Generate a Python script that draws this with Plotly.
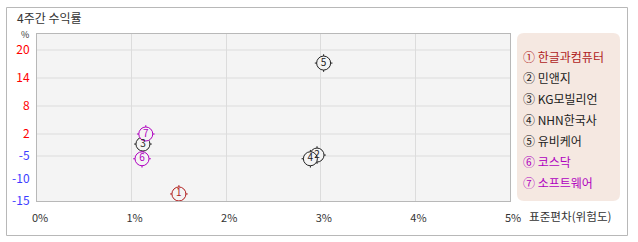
import plotly.graph_objects as go
import numpy as np

# ---- data ----
names = ["한글과컴퓨터", "민앤지", "KG모빌리언", "NHN한국사", "유비케어", "코스닥", "소프트웨어"]
circled = ["①", "②", "③", "④", "⑤", "⑥", "⑦"]
numbers = ["1", "2", "3", "4", "5", "6", "7"]
std_dev = [1.50, 2.96, 1.12, 2.89, 3.03, 1.11, 1.15]      # 표준편차 (%)
returns = [-13.4, -4.7, -1.2, -5.6, 17.2, -5.6, 2.0]      # 4주간 수익률 (%)
x_ticks = [0, 1, 2, 3, 4, 5]
x_tick_labels = ["0%", "1%", "2%", "3%", "4%", "5%"]
y_ticks = [20, 14, 8, 2, -5, -10, -15]
y_tick_labels = ["20", "14", "8", "2", "-5", "-10", "-15"]
y_grid = [20, 14, 8, 2, -5]

# ---- styles ----
RED = "#b01c1c"
BLK = "#222222"
MAG = "#b000c0"
colors = [RED, BLK, BLK, BLK, BLK, MAG, MAG]
FONT = "Noto Sans CJK KR"

W, H = 638, 242
L, R, T, B = 37, 128, 34, 41
PW, PH = W - L - R, H - T - B

# piecewise-linear y scale of the original chart (break points in axis units)
scale_vals = [-15, -10, -5, 2, 8, 14, 20]
scale_units = [0, 22, 45, 67, 95, 123, 151]


def yscale(v):
    return np.interp(v, scale_vals, scale_units)


def px(xp):
    return (xp - L) / PW


def py(yp):
    return (H - B - yp) / PH


ypos = yscale(returns)

fig = go.Figure()
# cross ticks (under circles)
fig.add_trace(go.Scatter(
    x=std_dev, y=ypos, mode="markers", hoverinfo="skip",
    marker=dict(symbol="cross-thin", size=12.6, color=colors,
                line=dict(color=colors, width=1)),
    showlegend=False))
# circles with numbers
fig.add_trace(go.Scatter(
    x=std_dev, y=ypos, mode="markers+text", text=numbers,
    textposition="middle center",
    textfont=dict(family=FONT, size=10, color=colors),
    customdata=np.array([names, returns], dtype=object).T,
    hovertemplate="%{customdata[0]}<br>%{x}% / %{customdata[1]}%<extra></extra>",
    marker=dict(symbol="circle", size=14, color="#f4f4f4",
                line=dict(color=colors, width=1)),
    showlegend=False))

tick_colors = ["#ff0000" if v > 0 else "#3c3cff" for v in y_ticks]
fig.update_layout(
    width=W, height=H,
    margin=dict(l=L, r=R, t=T, b=B, pad=0),
    paper_bgcolor="white", plot_bgcolor="#f4f4f4",
    font=dict(family=FONT, size=12, color="#333333"),
    xaxis=dict(range=[0, 5], tickvals=x_ticks, ticktext=x_tick_labels,
               showgrid=True, gridcolor="#dcdcdc", gridwidth=1,
               zeroline=False, showline=True, linecolor="#b8b8b8", mirror=True,
               ticks="", ticklabelstandoff=7, ticklabelshift=3,
               tickfont=dict(size=11, color="#333333")),
    yaxis=dict(range=[0, PH], tickvals=list(yscale(y_ticks)),
               ticktext=[f"<span style='color:{c}'>{t}</span>" for t, c in zip(y_tick_labels, tick_colors)],
               showgrid=False, zeroline=False, showline=True, linecolor="#b8b8b8",
               mirror=True, ticks="", ticklabelstandoff=4,
               tickfont=dict(size=12)),
)

shapes = []
# horizontal grid lines
for v in y_grid:
    shapes.append(dict(type="line", xref="x domain", yref="y", x0=0, x1=1,
                       y0=float(yscale(v)), y1=float(yscale(v)),
                       line=dict(color="#dcdcdc", width=1), layer="below"))
# outer frame
shapes.append(dict(type="rect", xref="paper", yref="paper",
                   x0=px(6.5), x1=px(627.5), y0=py(235.5), y1=py(7.5),
                   line=dict(color="#b8b8b8", width=1)))
# legend box (rounded)
x0, x1, y0, y1 = 517, 620, 33, 201
r = 7
rx, ry = r / PW, r / PH
X0, X1, Y0, Y1 = px(x0), px(x1), py(y1), py(y0)
path = (f"M {X0+rx},{Y0} L {X1-rx},{Y0} Q {X1},{Y0} {X1},{Y0+ry} "
        f"L {X1},{Y1-ry} Q {X1},{Y1} {X1-rx},{Y1} L {X0+rx},{Y1} "
        f"Q {X0},{Y1} {X0},{Y1-ry} L {X0},{Y0+ry} Q {X0},{Y0} {X0+rx},{Y0} Z")
shapes.append(dict(type="path", xref="paper", yref="paper", path=path,
                   fillcolor="#f5e8e1", line=dict(width=0)))
fig.update_layout(shapes=shapes)

ann = []
ann.append(dict(text="4주간 수익률", xref="paper", yref="paper", x=px(15), y=py(18),
                xanchor="left", yanchor="middle", showarrow=False,
                font=dict(size=12, color="#333333")))
ann.append(dict(text="%", xref="paper", yref="paper", x=px(25), y=py(34),
                xanchor="center", yanchor="middle", showarrow=False,
                font=dict(size=9, color="#333333")))
ann.append(dict(text="표준편차(위험도)", xref="paper", yref="paper", x=px(527), y=py(216),
                xanchor="left", yanchor="middle", showarrow=False,
                font=dict(size=11.6, color="#333333")))
for i, (c, n, col) in enumerate(zip(circled, names, colors)):
    ann.append(dict(text=c + " " + n, xref="paper", yref="paper", x=px(521), y=py(56 + i * 21),
                    xanchor="left", yanchor="middle", showarrow=False,
                    font=dict(size=12, color=col)))
fig.update_layout(annotations=ann)

fig.write_html("out.html")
━━━━━━━━━━━━━━━━━━━━━━━━━━━━━━
> Written problem: Repeat the material exactly as it reads, without any of its pictures.

> Exercise result:
Generate a Python script that draws this with Plotly.
import plotly.graph_objects as go
import numpy as np

# ---- data ----
names = ["한글과컴퓨터", "민앤지", "KG모빌리언", "NHN한국사", "유비케어", "코스닥", "소프트웨어"]
circled = ["①", "②", "③", "④", "⑤", "⑥", "⑦"]
numbers = ["1", "2", "3", "4", "5", "6", "7"]
std_dev = [1.50, 2.96, 1.12, 2.89, 3.03, 1.11, 1.15]      # 표준편차 (%)
returns = [-13.4, -4.7, -1.2, -5.6, 17.2, -5.6, 2.0]      # 4주간 수익률 (%)
x_ticks = [0, 1, 2, 3, 4, 5]
x_tick_labels = ["0%", "1%", "2%", "3%", "4%", "5%"]
y_ticks = [20, 14, 8, 2, -5, -10, -15]
y_tick_labels = ["20", "14", "8", "2", "-5", "-10", "-15"]
y_grid = [20, 14, 8, 2, -5]

# ---- styles ----
RED = "#b01c1c"
BLK = "#222222"
MAG = "#b000c0"
colors = [RED, BLK, BLK, BLK, BLK, MAG, MAG]
FONT = "Noto Sans CJK KR"

W, H = 638, 242
L, R, T, B = 37, 128, 34, 41
PW, PH = W - L - R, H - T - B

# piecewise-linear y scale of the original chart (break points in axis units)
scale_vals = [-15, -10, -5, 2, 8, 14, 20]
scale_units = [0, 22, 45, 67, 95, 123, 151]


def yscale(v):
    return np.interp(v, scale_vals, scale_units)


def px(xp):
    return (xp - L) / PW


def py(yp):
    return (H - B - yp) / PH


ypos = yscale(returns)

fig = go.Figure()
# cross ticks (under circles)
fig.add_trace(go.Scatter(
    x=std_dev, y=ypos, mode="markers", hoverinfo="skip",
    marker=dict(symbol="cross-thin", size=12.6, color=colors,
                line=dict(color=colors, width=1)),
    showlegend=False))
# circles with numbers
fig.add_trace(go.Scatter(
    x=std_dev, y=ypos, mode="markers+text", text=numbers,
    textposition="middle center",
    textfont=dict(family=FONT, size=10, color=colors),
    customdata=np.array([names, returns], dtype=object).T,
    hovertemplate="%{customdata[0]}<br>%{x}% / %{customdata[1]}%<extra></extra>",
    marker=dict(symbol="circle", size=14, color="#f4f4f4",
                line=dict(color=colors, width=1)),
    showlegend=False))

tick_colors = ["#ff0000" if v > 0 else "#3c3cff" for v in y_ticks]
fig.update_layout(
    width=W, height=H,
    margin=dict(l=L, r=R, t=T, b=B, pad=0),
    paper_bgcolor="white", plot_bgcolor="#f4f4f4",
    font=dict(family=FONT, size=12, color="#333333"),
    xaxis=dict(range=[0, 5], tickvals=x_ticks, ticktext=x_tick_labels,
               showgrid=True, gridcolor="#dcdcdc", gridwidth=1,
               zeroline=False, showline=True, linecolor="#b8b8b8", mirror=True,
               ticks="", ticklabelstandoff=7, ticklabelshift=3,
               tickfont=dict(size=11, color="#333333")),
    yaxis=dict(range=[0, PH], tickvals=list(yscale(y_ticks)),
               ticktext=[f"<span style='color:{c}'>{t}</span>" for t, c in zip(y_tick_labels, tick_colors)],
               showgrid=False, zeroline=False, showline=True, linecolor="#b8b8b8",
               mirror=True, ticks="", ticklabelstandoff=4,
               tickfont=dict(size=12)),
)

shapes = []
# horizontal grid lines
for v in y_grid:
    shapes.append(dict(type="line", xref="x domain", yref="y", x0=0, x1=1,
                       y0=float(yscale(v)), y1=float(yscale(v)),
                       line=dict(color="#dcdcdc", width=1), layer="below"))
# outer frame
shapes.append(dict(type="rect", xref="paper", yref="paper",
                   x0=px(6.5), x1=px(627.5), y0=py(235.5), y1=py(7.5),
                   line=dict(color="#b8b8b8", width=1)))
# legend box (rounded)
x0, x1, y0, y1 = 517, 620, 33, 201
r = 7
rx, ry = r / PW, r / PH
X0, X1, Y0, Y1 = px(x0), px(x1), py(y1), py(y0)
path = (f"M {X0+rx},{Y0} L {X1-rx},{Y0} Q {X1},{Y0} {X1},{Y0+ry} "
        f"L {X1},{Y1-ry} Q {X1},{Y1} {X1-rx},{Y1} L {X0+rx},{Y1} "
        f"Q {X0},{Y1} {X0},{Y1-ry} L {X0},{Y0+ry} Q {X0},{Y0} {X0+rx},{Y0} Z")
shapes.append(dict(type="path", xref="paper", yref="paper", path=path,
                   fillcolor="#f5e8e1", line=dict(width=0)))
fig.update_layout(shapes=shapes)

ann = []
ann.append(dict(text="4주간 수익률", xref="paper", yref="paper", x=px(15), y=py(18),
                xanchor="left", yanchor="middle", showarrow=False,
                font=dict(size=12, color="#333333")))
ann.append(dict(text="%", xref="paper", yref="paper", x=px(25), y=py(34),
                xanchor="center", yanchor="middle", showarrow=False,
                font=dict(size=9, color="#333333")))
ann.append(dict(text="표준편차(위험도)", xref="paper", yref="paper", x=px(527), y=py(216),
                xanchor="left", yanchor="middle", showarrow=False,
                font=dict(size=11.6, color="#333333")))
for i, (c, n, col) in enumerate(zip(circled, names, colors)):
    ann.append(dict(text=c + " " + n, xref="paper", yref="paper", x=px(521), y=py(56 + i * 21),
                    xanchor="left", yanchor="middle", showarrow=False,
                    font=dict(size=12, color=col)))
fig.update_layout(annotations=ann)

fig.write_html("out.html")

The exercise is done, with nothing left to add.